Entre les murs de Laurent Cantet, avec François Bégaudeau, Nassim Amrabt et Laura Baguela (2h08)

, par Bruno

Portrait juste et sans concession sur le quotidien d’un collège, Entre les murs met en évidence les rapports de force entre un enseignant et les élèves, et la difficulté de se faire entendre, à tous les sens du terme.

L’EMPLOI DU TEMPS

Est-ce que les mots ont encore un sens ? Ce n’est pas pour rien que Entre les murs débute par une tentative de définir des mots complexes piochés dans un texte, et se termine par les mots prononcés par une élève, constat d’une sécheresse et d’une sincérité effrayantes : « monsieur, je n’ai rien appris ». Un enseignant est-il prêt à entendre cela, et à en tirer des conclusions ? Rien n’est moins sûr.

Il faut louer la grande honnêteté de François Bégaudeau, professeur de français en collège, qui a raconté dans son livre Entre les murs son expérience d’enseignant.
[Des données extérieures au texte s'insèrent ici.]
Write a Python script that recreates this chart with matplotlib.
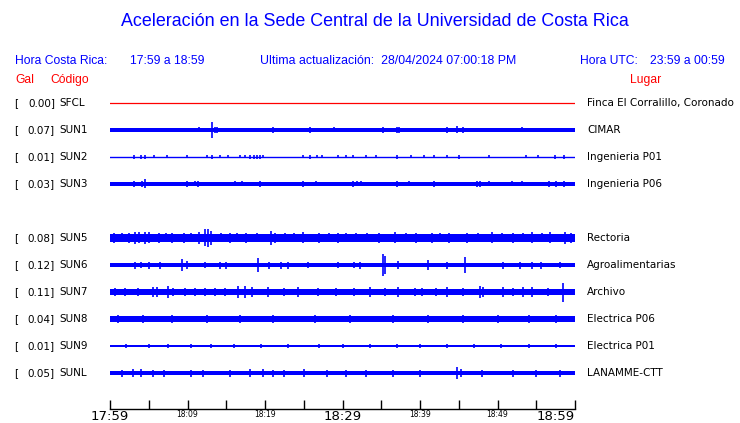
import matplotlib.pyplot as plt
import matplotlib.transforms as mtransforms

W, H = 740, 423

# stations, top to bottom (row 4 is left empty)
codes = ["SFCL", "SUN1", "SUN2", "SUN3", "SUN5", "SUN6", "SUN7", "SUN8", "SUN9", "SUNL"]
places = ["Finca El Corralillo, Coronado", "CIMAR", "Ingenieria P01", "Ingenieria P06",
          "Rectoria", "Agroalimentarias", "Archivo", "Electrica P06", "Electrica P01",
          "LANAMME-CTT"]
peaks = ["0.00", "0.07", "0.01", "0.03", "0.08", "0.12", "0.11", "0.04", "0.01", "0.05"]
rows = [0, 1, 2, 3, 5, 6, 7, 8, 9, 10]

# background band half-height of each trace (px)
base_px = [0, 2.0, 0.5, 1.8, 4.0, 2.0, 2.7, 3.0, 1.0, 2.0]

# bursts / spikes: (minute after 17:59, half-height px)
sfcl_events = []
sun1_events = [(11.5, 2.5), (13.2, 8), (13.5, 3), (13.8, 3), (21.0, 3), (25.8, 3), (28.9, 2.5),
               (35.2, 3), (37.0, 3), (37.3, 3), (43.5, 3), (44.8, 3.5), (45.5, 3), (53.2, 2.5)]
sun2_events = [(3.1, 2), (4.0, 2), (4.5, 2), (5.7, 1.5), (7.4, 1.5), (9.9, 1.5), (12.5, 1.5),
               (13.2, 2), (14.2, 1.5), (15.2, 1.5), (16.8, 1.5), (17.4, 1.5), (18.1, 2),
               (18.6, 2), (19.0, 2), (19.4, 2), (19.7, 1.5), (24.9, 1.5), (25.8, 2), (26.7, 1.5),
               (27.4, 1.5), (29.4, 1.5), (30.5, 1.5), (31.4, 1.5), (33.0, 1.5), (34.3, 1.5),
               (37.0, 2), (38.8, 1.5), (40.5, 1.5), (41.8, 1.5), (43.5, 1.5), (45.0, 2),
               (48.9, 1.5), (53.7, 1.5), (55.2, 1.5), (57.4, 2), (58.6, 2)]
sun3_events = [(3.1, 3), (4.1, 3), (4.5, 4.5), (9.9, 3), (11.0, 2.5), (11.4, 3), (16.1, 2.5),
               (17.0, 2.5), (19.4, 3), (24.9, 3), (26.6, 2.5), (31.4, 3), (31.9, 2.5),
               (32.4, 2.5), (37.0, 3), (38.6, 2.5), (41.8, 3), (47.4, 3), (47.7, 3), (48.9, 2.5),
               (51.9, 2.5), (53.2, 2.5), (56.6, 3), (57.5, 3), (58.6, 3)]
sun5_events = [(0.5, 5), (1.5, 4.5), (2.4, 5), (3.2, 6), (3.8, 5.5), (4.5, 6), (5.0, 5.5),
               (6.3, 5), (7.2, 4.5), (8.0, 5), (9.5, 5), (10.4, 4.5), (11.5, 6), (12.2, 8.5),
               (12.6, 9), (13.0, 7), (14.3, 4.5), (15.5, 5), (16.4, 4.5), (17.5, 5), (19.0, 4.5),
               (20.8, 7), (21.3, 5), (22.6, 4.5), (23.8, 4.5), (24.9, 5.5), (27.0, 5),
               (28.2, 4.5), (29.4, 5), (30.5, 4.5), (31.8, 4.5), (33.2, 4.5), (34.7, 5),
               (36.8, 5.5), (38.2, 4.5), (39.5, 5), (41.5, 5), (42.6, 4.5), (43.7, 5), (46.0, 5),
               (47.5, 4.5), (49.3, 5.5), (50.6, 4.5), (52.0, 5), (53.3, 4.5), (54.5, 5.5),
               (55.7, 4.5), (56.8, 5.5), (58.7, 6), (59.5, 5)]
sun6_events = [(3.2, 3.5), (4.0, 3), (5.0, 3.5), (6.5, 3.5), (9.3, 6), (9.9, 4), (12.2, 3),
               (14.2, 3.5), (15.0, 3.5), (19.1, 7), (20.5, 3.5), (22.0, 3.5), (23.0, 3.5),
               (25.5, 3), (29.4, 3), (31.5, 3), (32.3, 3.5), (35.2, 11), (35.5, 9), (37.2, 4),
               (41.0, 5), (43.5, 3.5), (45.8, 8), (50.7, 3.5), (52.9, 3.5), (54.5, 3.5),
               (55.6, 3.5), (58.0, 3)]
sun7_events = [(0.6, 4), (1.9, 4), (3.6, 4), (5.5, 5), (6.1, 5), (7.5, 6), (8.1, 4), (9.7, 4),
               (11.0, 4), (12.2, 4), (13.5, 4), (14.8, 4), (16.5, 6), (17.4, 6), (18.3, 5),
               (20.4, 5), (22.5, 4), (24.3, 5), (26.8, 4), (29.1, 4), (31.5, 4), (33.5, 5),
               (35.5, 4), (37.2, 5), (39.4, 4), (40.3, 4), (42.0, 4), (43.5, 5), (45.5, 4),
               (47.7, 6), (48.1, 5), (50.7, 5), (52.0, 4), (53.3, 5), (54.5, 5), (56.5, 4),
               (58.5, 9.5)]
sun8_events = [(1.0, 4), (4.3, 4), (8.0, 4), (12.5, 4), (16.8, 4), (21.0, 4), (26.5, 4),
               (31.0, 4), (36.5, 4), (41.0, 4), (45.5, 4), (50.0, 4), (54.0, 4), (57.5, 4.5)]
sun9_events = [(2.0, 2), (5.0, 2), (7.5, 2), (10.5, 2), (13.0, 2), (16.0, 2), (19.5, 2),
               (23.0, 2), (27.0, 2), (30.0, 2), (33.5, 2), (37.0, 2), (40.0, 2), (43.5, 2),
               (47.0, 2), (50.5, 2), (54.0, 2), (57.5, 2)]
sunl_events = [(1.5, 3.5), (3.0, 4), (4.0, 4.5), (5.5, 3.5), (7.0, 3.5), (10.5, 3.5),
               (12.0, 3.5), (15.5, 3.5), (18.0, 4), (19.8, 4), (21.0, 3.5), (22.5, 3.5),
               (25.0, 4), (28.0, 3.5), (30.5, 3.5), (33.0, 3.5), (36.5, 3.5), (40.0, 3.5),
               (44.8, 5.5), (45.3, 4.5), (48.0, 3.5), (52.0, 3.5), (55.0, 3.5), (58.0, 3.5)]
events = [sfcl_events, sun1_events, sun2_events, sun3_events, sun5_events, sun6_events,
          sun7_events, sun8_events, sun9_events, sunl_events]

tick_minutes = list(range(0, 61, 5))
tick_labels = ["17:59", "", "18:09", "", "18:19", "", "18:29", "", "18:39", "", "18:49", "", "18:59"]
big_labels = ["17:59", "18:29", "18:59"]

BLUE = "#0000ff"
RED = "#ff0000"
ROW_PX = 27.0
FIRST_ROW_Y = 103  # px from top
AX_TOP, AX_BOTTOM = 90, 409

fig = plt.figure(figsize=(W / 100, H / 100), dpi=100)
ax = fig.add_axes([110 / W, (H - AX_BOTTOM) / H, 465 / W, (AX_BOTTOM - AX_TOP) / H])
ax.set_xlim(0, 60)
ax.set_ylim((AX_BOTTOM - FIRST_ROW_Y) / ROW_PX, (AX_TOP - FIRST_ROW_Y) / ROW_PX)

for i, r in enumerate(rows):
    if codes[i] == "SFCL":
        ax.plot([0, 60], [r, r], color=RED, lw=0.9)
        continue
    b = base_px[i] / ROW_PX
    if b < 0.03:
        ax.plot([0, 60], [r, r], color=BLUE, lw=1.0)
    else:
        ax.fill_between([0, 60], r - b, r + b, color=BLUE, lw=0)
    for m, a in events[i]:
        ax.vlines(m, r - a / ROW_PX, r + a / ROW_PX, color=BLUE, lw=1.2)

# time axis
for s in ["top", "left", "right"]:
    ax.spines[s].set_visible(False)
ax.spines["bottom"].set_linewidth(1.0)
ax.set_yticks([])
ax.set_xticks(tick_minutes)
ax.set_xticklabels(tick_labels)
ax.tick_params(axis="x", direction="in", length=6.5, width=1.0, pad=1)
for lbl in ax.get_xticklabels():
    lbl.set_fontsize(9.5 if lbl.get_text() in big_labels else 5.5)
    if lbl.get_text() == "18:59":
        lbl.set_horizontalalignment("right")

# left / right labels per row
trans = mtransforms.blended_transform_factory(fig.transFigure, ax.transData)
for i, r in enumerate(rows):
    fig.text(14 / W, r, "[", transform=trans, fontsize=7.5, va="center")
    fig.text(55 / W, r, peaks[i] + "]", transform=trans, fontsize=7.5, va="center", ha="right")
    fig.text(59 / W, r, codes[i], transform=trans, fontsize=7.5, va="center")
    fig.text(587 / W, r, places[i], transform=trans, fontsize=7.5, va="center")

# header
hfont = "Liberation Sans"
fig.text(375 / W, 1 - 22 / H, "Aceleración en la Sede Central de la Universidad de Costa Rica",
         fontsize=12.9, color=BLUE, ha="center", va="center", family=hfont)
fig.text(15 / W, 1 - 61 / H, "Hora Costa Rica:", fontsize=8.7, color=BLUE, va="center", family=hfont)
fig.text(130 / W, 1 - 61 / H, "17:59 a 18:59", fontsize=8.7, color=BLUE, va="center", family=hfont)
fig.text(260 / W, 1 - 61 / H, "Ultima actualización:  28/04/2024 07:00:18 PM", fontsize=8.9,
         color=BLUE, va="center", family=hfont)
fig.text(580 / W, 1 - 61 / H, "Hora UTC:", fontsize=8.7, color=BLUE, va="center", family=hfont)
fig.text(650 / W, 1 - 61 / H, "23:59 a 00:59", fontsize=8.7, color=BLUE, va="center", family=hfont)
fig.text(15 / W, 1 - 80 / H, "Gal", fontsize=8.7, color=RED, va="center", family=hfont)
fig.text(50 / W, 1 - 80 / H, "Código", fontsize=8.7, color=RED, va="center", family=hfont)
fig.text(630 / W, 1 - 80 / H, "Lugar", fontsize=8.7, color=RED, va="center", family=hfont)

fig.savefig("out.png", dpi=100)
Il a largement contribué à l’écriture du scénario du film de Laurent Cantet, et il joue son propre rôle, ou tout au moins le rôle du prof de français François Marin. Car la ligne est ténue entre fiction et documentaire, et sans doute est-il juste de dire que Entre les murs n’est ni l’un ni l’autre, ou un peu des deux.

Le moins qu’on puisse dire, c’est qu’il n’est pas à son avantage, ce prof de français qui tente, tant bien que mal, d’apprendre quelque chose à des élèves de quatrième d’un collège parisien en ZEP. Il est plein de bonne volonté, de détermination, de générosité, mais ça ne suffit pas, bien sûr. Comment faire pour motiver une classe à apprendre une règle grammaticale ? A écrire un autoportrait, avant de le lire devant tout le monde ? A respecter quelques règles de bonne conduite ? Et comment faire quand on se retrouve face à un mur (une élève qui refuse de lire un texte à voix haute) ou quand on commet une erreur qui met aussitôt le feu aux poudres ?

Le film ne juge pas, n’est jamais manichéen. Il n’y a pas d’un côté un prof laxiste et des élèves chahuteurs, ni même de bons et mauvais enseignants, et encore moins, contrairement à ce que dit un prof le jour de la prérentrée, des élèves « gentils » et des « pas gentils du tout ». Dans le huis clos de la salle de classe, Laurent Cantet observe tour à tour les uns et les autres, toujours à bonne distance. Et c’est dans ce regard à la fois proche et distancié que la violence apparait au grand jour. Pas uniquement la violence physique, ni même les insultes, mais la violence insidieuse faites de petites humiliations répétées : ces choses importantes qui ne sont pas entendues, ces vannes parfois insupportables que l’enseignant lance, parfois pour se protéger, parfois aussi pour marquer sa supériorité sur les élèves.

Le quotidien de la vie de collège, fait de conseils de classe, de réunion de conseil d’administration, et bien sûr du conseil de discipline — où l’incompréhension atteint des sommets quand la mère de l’élève convoqué ne comprend pas le français et se fait traduire les propos du principal par son propre fils — est rendu avec le réalisme du documentaire et la dramaturgie de la fiction. C’est là le grand mérite du film de Laurent Cantet.